Riddoch's dream of a viticultural mecca was almost snuffed out as the region languished in the years after World War II, due to the population's preference for beer. But a 1960s wine boom came to the rescue, kick-started by European immigrants and an increasingly sophisticated and affluent middle class.
"In 1965 we had only 415 acres of vines in the Coonawarra. Today, booming wine exports have seen every available square foot planted," said Greg Clayfield, southeast wineries manager for Southcorp Wines, which owns several wineries in the region. Not only is it popular at home, but overseas sales of Australian wine are up 40% over the last three years, according to wine-industry statistics, testament to its improving quality and competitive pricing.
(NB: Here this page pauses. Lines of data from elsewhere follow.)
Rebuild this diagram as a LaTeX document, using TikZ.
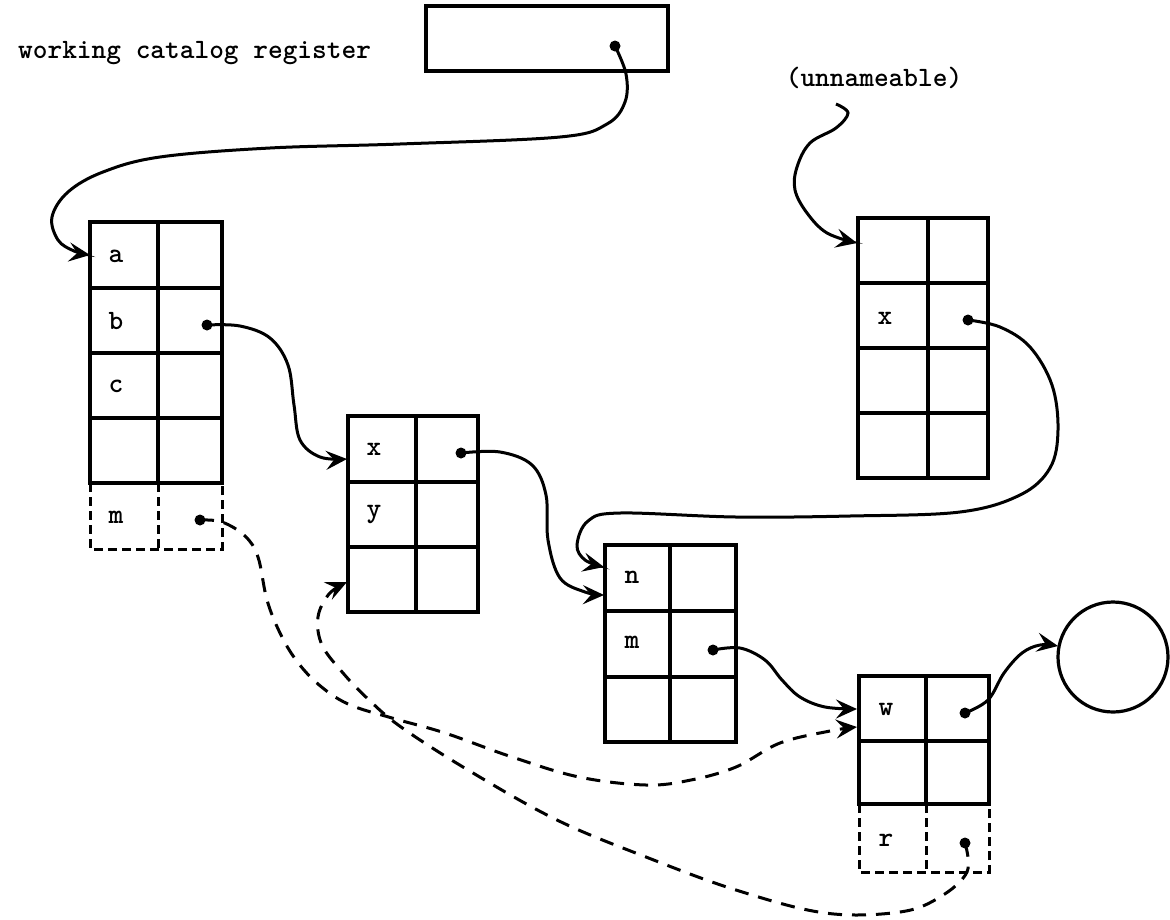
\documentclass[tikz,border=0pt]{standalone}
\usetikzlibrary{arrows.meta}
\begin{document}
\begin{tikzpicture}[x=1pt,y=-1pt,
  grid/.style={line width=3.4pt, line cap=rect},
  dgrid/.style={line width=3pt, dash pattern=on 9pt off 5pt},
  link/.style={line width=3pt, -{Stealth[length=21pt,width=19pt,inset=8pt]}},
  dlink/.style={link, dash pattern=on 14pt off 10pt},
  ptr/.style={fill, circle, inner sep=0pt, minimum size=11pt},
  lbl/.style={font=\ttfamily\bfseries\fontsize{28}{32}\selectfont, inner sep=0pt}]
\useasboundingbox (0,0) rectangle (1170,919);

% working catalog register
\node[lbl, anchor=base west] (wcrtext) at (18,58) {working catalog register};
\draw[grid] (426,6) rectangle (668,71);
\coordinate (wcr) at (615,46);

% catalog with a, b, c (and the dashed m entry)
\draw[grid] (90,222) rectangle (222,483);
\draw[grid] (158,222) -- (158,483);
\foreach \y in {288,353,418} \draw[grid] (90,\y) -- (222,\y);
\draw[dgrid] (90,483) -- (90,549) -- (222,549) -- (222,483);
\draw[dgrid] (158,483) -- (158,549);
\node[lbl] (Aa) at (116,256) {a};
\node[lbl] (Ab) at (116,321) {b};
\node[lbl] (Ac) at (116,386) {c};
\node[lbl] (Am) at (116,517) {m};
\coordinate (Ain) at (90,255);
\coordinate (Abp) at (207,325);
\coordinate (Amp) at (200,520);

% catalog with x, y
\draw[grid] (348,416) rectangle (478,612);
\draw[grid] (416,416) -- (416,612);
\foreach \y in {482,547} \draw[grid] (348,\y) -- (478,\y);
\node[lbl] (Bx) at (374,449) {x};
\node[lbl] (By) at (374,514) {y};
\coordinate (Bin) at (347,459);
\coordinate (Bin2) at (347,582);
\coordinate (Bxp) at (461,453);

% catalog with n, m
\draw[grid] (605,545) rectangle (736,742);
\draw[grid] (670,545) -- (670,742);
\foreach \y in {611,677} \draw[grid] (605,\y) -- (736,\y);
\node[lbl] (Cn) at (632,577) {n};
\node[lbl] (Cm) at (632,642) {m};
\coordinate (Cin) at (604,595);
\coordinate (Cin2) at (604,567);
\coordinate (Cmp) at (713,650);

% unnameable catalog
\node[lbl, anchor=base] (untext) at (874,86) {(unnameable)};
\coordinate (unstart) at (836,104);
\draw[grid] (858,218) rectangle (988,478);
\draw[grid] (928,218) -- (928,478);
\foreach \y in {283,348,413} \draw[grid] (858,\y) -- (988,\y);
\node[lbl] (Xx) at (885,318) {x};
\coordinate (Xin) at (857,243);
\coordinate (Xxp) at (968,320);

% catalog with w (and the dashed r entry)
\draw[grid] (859,676) rectangle (989,804);
\draw[grid] (926,676) -- (926,804);
\draw[grid] (859,741) -- (989,741);
\draw[dgrid] (859,804) -- (859,872) -- (989,872) -- (989,804);
\draw[dgrid] (926,804) -- (926,872);
\node[lbl] (Ww) at (886,709) {w};
\node[lbl] (Wr) at (886,840) {r};
\coordinate (Win) at (857,709);
\coordinate (Win2) at (857,727);
\coordinate (Wwp) at (965,713);
\coordinate (Wrp) at (965,843);

% a file
\node[draw, circle, line width=3.2pt, minimum size=110pt, inner sep=0pt] (file) at (1113,657) {};
\coordinate (fin) at (1058,646);

% pointer dots
\foreach \p in {wcr,Abp,Amp,Bxp,Cmp,Xxp,Wwp,Wrp} \node[ptr] at (\p) {};

% solid pointers
\draw[link] plot[smooth, tension=0.6] coordinates {(wcr) (626,74) (625,102) (607,124) (560,137) (400,144) (270,148) (160,157) (103,172) (68,192) (52,217) (58,240) (74,251) (Ain)};
\draw[link] plot[smooth, tension=0.6] coordinates {(Abp) (240,326) (270,338) (288,365) (294,405) (300,440) (320,457) (Bin)};
\draw[link] plot[smooth, tension=0.6] coordinates {(Bxp) (500,452) (532,465) (546,495) (548,540) (560,578) (585,592) (Cin)};
\draw[link] plot[smooth, tension=0.6] coordinates {(Xxp) (1000,327) (1030,347) (1052,385) (1058,430) (1050,468) (1020,495) (960,512) (850,516) (736,517) (620,513) (588,521) (577,545) (585,560) (Cin2)};
\draw[link] plot[smooth, tension=0.6] coordinates {(Cmp) (740,648) (765,660) (782,680) (800,697) (825,707) (Win)};
\draw[link] plot[smooth, tension=0.6] coordinates {(Wwp) (988,700) (1004,673) (1022,653) (1040,645) (fin)};
\draw[link] plot[smooth, tension=0.6] coordinates {(unstart) (848,113) (836,128) (810,143) (797,167) (795,190) (807,213) (827,233) (Xin)};

% dashed pointers
\draw[dlink] plot[smooth, tension=0.6] coordinates {(Amp) (222,522) (245,536) (258,557) (267,600) (280,633) (296,660) (318,684) (348,704) (392,718) (445,733) (512,757) (579,777) (646,785) (691,780) (736,767) (780,743) (830,731) (Win2)};
\draw[dlink] plot[smooth, tension=0.6] coordinates {(Wrp) (967,872) (940,897) (900,912) (825,913) (736,890) (646,857) (557,820) (468,770) (401,727) (368,699) (343,673) (322,645) (318,617) (329,594) (Bin2)};
\end{tikzpicture}
\end{document}
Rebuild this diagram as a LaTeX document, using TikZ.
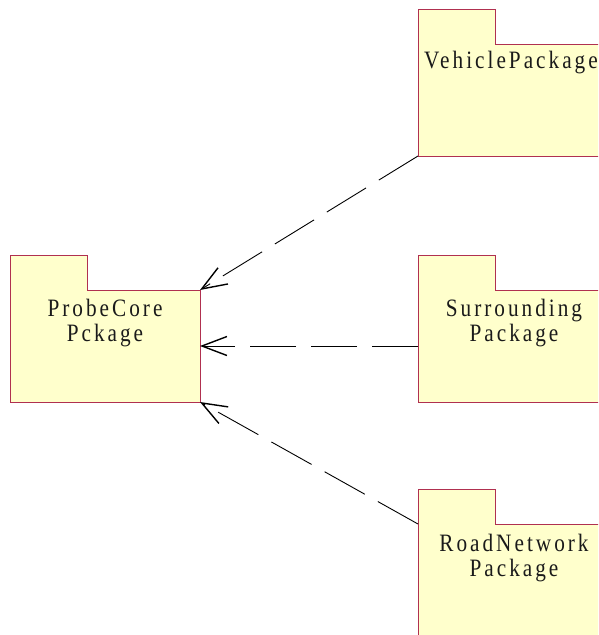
\documentclass[tikz,border=0pt]{standalone}
\usepackage{fontspec}
\usetikzlibrary{arrows.meta}
\newfontfamily\pkgfont[FakeStretch=0.85,LetterSpace=12]{Liberation Serif}
\definecolor{pkgborder}{HTML}{B03050}
\definecolor{pkgfill}{HTML}{FFFFCC}
\definecolor{pkgtext}{HTML}{1A1A1A}
\tikzset{
  pkgbody/.style={fill=pkgfill, draw=none, inner sep=0pt, outer sep=0pt, anchor=north west, minimum width=190pt, minimum height=112pt},
  pkgtab/.style={fill=pkgfill, draw=none, inner sep=0pt, outer sep=0pt, anchor=south west, minimum width=77pt, minimum height=35pt},
  pkgline/.style={draw=pkgborder, line width=1pt},
  pkglabel/.style={font=\pkgfont\fontsize{25pt}{25pt}\selectfont, text=pkgtext, align=center, inner sep=0pt, anchor=base},
  depline/.style={line width=0.9pt, dash pattern=on 46pt off 15pt, -{Straight Barb[length=25pt,width=19pt,line width=1.4pt]}}
}
\begin{document}
\begin{tikzpicture}[x=1pt,y=-1pt]
\useasboundingbox (0,0) rectangle (598,635);
\clip (0,0) rectangle (598,635);
% ProbeCore package
\node[pkgbody] (core) at (10,290) {};
\node[pkgtab] (coretab) at (10,290) {};
\draw[pkgline] (core.south west) -- (coretab.north west) -- (coretab.north east) -- (coretab.south east) -- (core.north east) -- (core.south east) -- cycle;
\node[pkglabel] (coretext) at (105,341) {ProbeCore\\Pckage};
% Vehicle package
\node[pkgbody] (veh) at (418,44) {};
\node[pkgtab] (vehtab) at (418,44) {};
\draw[pkgline] (veh.south west) -- (vehtab.north west) -- (vehtab.north east) -- (vehtab.south east) -- (veh.north east) -- (veh.south east) -- cycle;
\node[pkglabel] (vehtext) at (511,68) {VehiclePackage};
% Surrounding package
\node[pkgbody] (sur) at (418,290) {};
\node[pkgtab] (surtab) at (418,290) {};
\draw[pkgline] (sur.south west) -- (surtab.north west) -- (surtab.north east) -- (surtab.south east) -- (sur.north east) -- (sur.south east) -- cycle;
\node[pkglabel] (surtext) at (514,341) {Surrounding\\Package};
% RoadNetwork package
\node[pkgbody] (road) at (418,524) {};
\node[pkgtab] (roadtab) at (418,524) {};
\draw[pkgline] (road.south west) -- (roadtab.north west) -- (roadtab.north east) -- (roadtab.south east) -- (road.north east) -- (road.south east) -- cycle;
\node[pkglabel] (roadtext) at (514,576) {RoadNetwork\\Package};
% dependencies
\draw[depline] (veh.south west) -- (core.north east);
\draw[depline] (sur.west) -- (core.east);
\draw[depline] (road.north west) -- (core.south east);
\end{tikzpicture}
\end{document}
As is the style in all of Australia, wine tasting in the Coonawarra is a relaxed affair with families welcome and none of the stiff pretentiousness sometimes encountered in other wine regions of the world.
Whether they are giants of Australian wine production--Penfolds Wines, Seppelt Wines or Mildara Wines--or small family affairs such as Zema Estate or Laira Wines, tasting rooms are usually functional in style and not intimidating.
At the small establishment of Highbank Wines, I attended a tasting in a tiny rustic field stone building with a corrugated iron roof, where the vintage was poured by the winemaker himself.
At Laira Wines I shared a glass of cold Chardonnay with two young German couples and their children, who were cooking a barbecue lunch on the winery's picnic grounds. "Imagine doing this at a German winery," said one of the men, laughing at the thought.
In the tasting room at Wynns (the oldest winery in the region, established in 1896) I sampled a delightfully smooth 1990 Cabernet Sauvignon amid the musty smell of the surrounding wine barrels. At $12 a bottle, it was too good a bargain to pass up, and I bought a few, adding to the three-dozen bottles already crowding the trunk of my rental car.